>>

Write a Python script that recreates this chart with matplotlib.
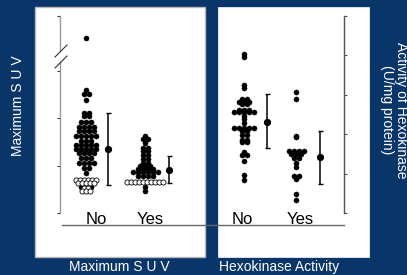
import numpy as np
import matplotlib
matplotlib.use('Agg')
import matplotlib.pyplot as plt
from matplotlib.lines import Line2D
from matplotlib.patches import Rectangle
import matplotlib.transforms as mtransforms

plt.rcParams['font.family'] = ['Liberation Sans', 'DejaVu Sans']

# ---------------- data ----------------
categories = ['No', 'Yes']

# Maximum SUV (left panel)
suv_no_filled = [3.70, 2.60, 2.52, 2.52, 2.39, 2.11, 2.11, 2.05, 2.05,
                 1.92, 1.92, 1.92, 1.82, 1.82, 1.82, 1.82, 1.73, 1.73, 1.73, 1.73,
                 1.63, 1.63, 1.63, 1.63, 1.63, 1.52, 1.52, 1.52,
                 1.44, 1.44, 1.44, 1.44, 1.44, 1.35, 1.35, 1.35, 1.35, 1.35,
                 1.27, 1.27, 1.27, 1.27, 1.16, 1.16, 1.16, 1.06, 1.06, 1.06, 1.06,
                 0.95, 0.95, 0.85, 0.56, 0.56, 0.56]
suv_no_open = [0.70, 0.70, 0.70, 0.70, 0.70, 0.70, 0.63, 0.63, 0.63, 0.63, 0.63,
               0.53, 0.53, 0.47, 0.47, 0.47]
suv_yes_filled = [1.63, 1.56, 1.56, 1.48, 1.37, 1.37, 1.31, 1.31, 1.23, 1.23,
                  1.14, 1.14, 1.06, 1.06, 0.99, 0.99, 0.99, 0.93, 0.93, 0.93, 0.93,
                  0.87, 0.87, 0.87, 0.87, 0.87, 0.87, 0.78, 0.78, 0.78, 0.78,
                  0.55, 0.47]
suv_yes_open = [0.66, 0.66, 0.66, 0.66, 0.66, 0.66, 0.66, 0.66, 0.66, 0.66]
suv_mean = [1.35, 0.91]
suv_low = [0.59, 0.63]
suv_high = [2.11, 1.21]

# Hexokinase activity (right panel, U/mg protein)
hk_no = [4.04, 3.96, 3.25, 3.17, 2.89, 2.89, 2.82, 2.82, 2.82, 2.77, 2.77,
         2.61, 2.61, 2.61, 2.56, 2.56, 2.56, 2.56, 2.56, 2.46, 2.39, 2.28,
         2.16, 2.16, 2.16, 2.16, 2.16, 2.08, 2.08, 1.98, 1.98, 1.85, 1.85,
         1.80, 1.80, 1.55, 1.47, 1.47, 1.32, 0.96, 0.84]
hk_yes = [3.07, 2.89, 1.95, 1.93, 1.57, 1.57, 1.57, 1.57, 1.50, 1.50, 1.50,
          1.40, 1.40, 1.27, 1.17, 0.94, 0.94, 0.86, 0.48, 0.33]
hk_mean = [2.31, 1.42]
hk_low = [1.65, 0.74]
hk_high = [3.02, 2.08]

# ---------------- layout ----------------
W, H = 407, 275
BG = '#0a3569'
fig = plt.figure(figsize=(W / 100, H / 100), dpi=100, facecolor=BG)

def fx(px):
    return px / W

def fy(py):
    return 1 - py / H

# white panels
fig.patches.append(Rectangle((fx(35), fy(257)), 170 / W, 250 / H, transform=fig.transFigure,
                             facecolor='white', edgecolor='#b8b8b8', lw=1, zorder=-2))
fig.patches.append(Rectangle((fx(218), fy(257)), 151 / W, 250 / H, transform=fig.transFigure,
                             facecolor='white', edgecolor='white', lw=0.5, zorder=-2))

ax_l, ax_b, ax_w, ax_h = 60, 213, 284, 197
ax = fig.add_axes([fx(ax_l), fy(ax_b), ax_w / W, ax_h / H])
ax.patch.set_alpha(0)
ax.set_xlim(0, ax_w)
ax.set_ylim(0, 4.165)
ax2 = ax.twinx()
ax2.patch.set_alpha(0)
ax2.set_ylim(0, 5)

dot_pos = [26, 85, 184, 236]
err_pos = [48, 109, 207, 260]
lab_pos = [36, 90, 182, 240]


def row_offsets(vals, s):
    """Centre each group of equal values in a horizontal row (dot-plot layout)."""
    vals = np.asarray(vals, float)
    offs = np.zeros(len(vals))
    for v in np.unique(vals):
        idx = np.where(vals == v)[0]
        n = len(idx)
        offs[idx] = (np.arange(n) - (n - 1) / 2) * s
    return offs


def draw_group(axis, xc, filled, opened=None, s_f=5.0, s_o=4.1):
    xf = xc + row_offsets(filled, s_f)
    axis.plot(xf, filled, 'o', ms=3.7, color='black', mec='black', mew=0.3, ls='none',
              clip_on=False, zorder=3)
    if opened:
        xo = xc + row_offsets(opened, s_o)
        axis.plot(xo, opened, 'o', ms=3.7, mfc='white', mec='black', mew=0.6, ls='none',
                  clip_on=False, zorder=4)


draw_group(ax, dot_pos[0], suv_no_filled, suv_no_open)
draw_group(ax, dot_pos[1], suv_yes_filled, suv_yes_open)
draw_group(ax2, dot_pos[2], hk_no)
draw_group(ax2, dot_pos[3], hk_yes)

for i in range(2):
    ax.errorbar(err_pos[i], suv_mean[i],
                yerr=[[suv_mean[i] - suv_low[i]], [suv_high[i] - suv_mean[i]]],
                fmt='o', ms=4.2, color='black', capsize=1.8, elinewidth=1.1, capthick=1.0)
    ax2.errorbar(err_pos[i + 2], hk_mean[i],
                 yerr=[[hk_mean[i] - hk_low[i]], [hk_high[i] - hk_mean[i]]],
                 fmt='o', ms=4.2, color='black', capsize=1.8, elinewidth=1.1, capthick=1.0)

# axes styling
for s in ['top', 'right', 'bottom', 'left']:
    ax.spines[s].set_visible(False)
for s in ['top', 'left', 'bottom']:
    ax2.spines[s].set_visible(False)
ax2.spines['right'].set_color('#555555')
ax2.spines['right'].set_linewidth(1.0)
ax.set_xticks([])
ax.set_yticks([0, 1, 2, 3, 4.165])
ax.tick_params(axis='y', direction='out', length=2.5, width=0.8, color='#333333', labelleft=False)
ax2.set_yticks([0, 1, 2, 3, 4, 5])
ax2.tick_params(axis='y', direction='out', length=2.5, width=0.8, color='#555555', labelright=False)

# broken left spine
ytr = ax.get_yaxis_transform()
ax.plot([0, 0], [0, 3.19], color='#999999', lw=1.0, transform=ytr, clip_on=False)
ax.plot([0, 0], [3.42, 4.165], color='#999999', lw=1.0, transform=ytr, clip_on=False)
for (x0, y0, x1, y1) in [(55, 57, 67, 45), (55, 68, 67, 56)]:
    fig.lines.append(Line2D([fx(x0), fx(x1)], [fy(y0), fy(y1)], transform=fig.transFigure,
                            color='#333333', lw=0.8, zorder=5))

# baseline
fig.lines.append(Line2D([fx(62), fx(344)], [fy(225), fy(225)], transform=fig.transFigure,
                        color='#666666', lw=1.0, zorder=5))

# category labels
btr = mtransforms.blended_transform_factory(ax.transData, fig.transFigure)
for i, lab in enumerate(categories + categories):
    ax.text(lab_pos[i], fy(224.5), lab, transform=btr, ha='center', va='baseline',
            fontsize=12, color='black', clip_on=False)

# titles / axis labels
fig.text(fx(119), fy(267), 'Maximum S U V', color='white', fontsize=10, ha='center', va='center')
fig.text(fx(279), fy(267), 'Hexokinase Activity', color='white', fontsize=10, ha='center', va='center')
fig.text(fx(18), fy(106), 'Maximum S U V', color='white', fontsize=10, ha='center', va='center',
         rotation=90)
fig.text(fx(394), fy(110), 'Activity of Hexokinase\n(U/mg protein)', color='white', fontsize=10,
         ha='center', va='center', rotation=-90, multialignment='center', linespacing=1.0)

fig.savefig('out.png', dpi=100, facecolor=BG)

<<

# The problem:
Leave out the pictures. Transcribe only the lines above, from the first through the one that contains "categories = ['No', 'Yes']".

# Reply:
Write a Python script that recreates this chart with matplotlib.
import numpy as np
import matplotlib
matplotlib.use('Agg')
import matplotlib.pyplot as plt
from matplotlib.lines import Line2D
from matplotlib.patches import Rectangle
import matplotlib.transforms as mtransforms

plt.rcParams['font.family'] = ['Liberation Sans', 'DejaVu Sans']

# ---------------- data ----------------
categories = ['No', 'Yes']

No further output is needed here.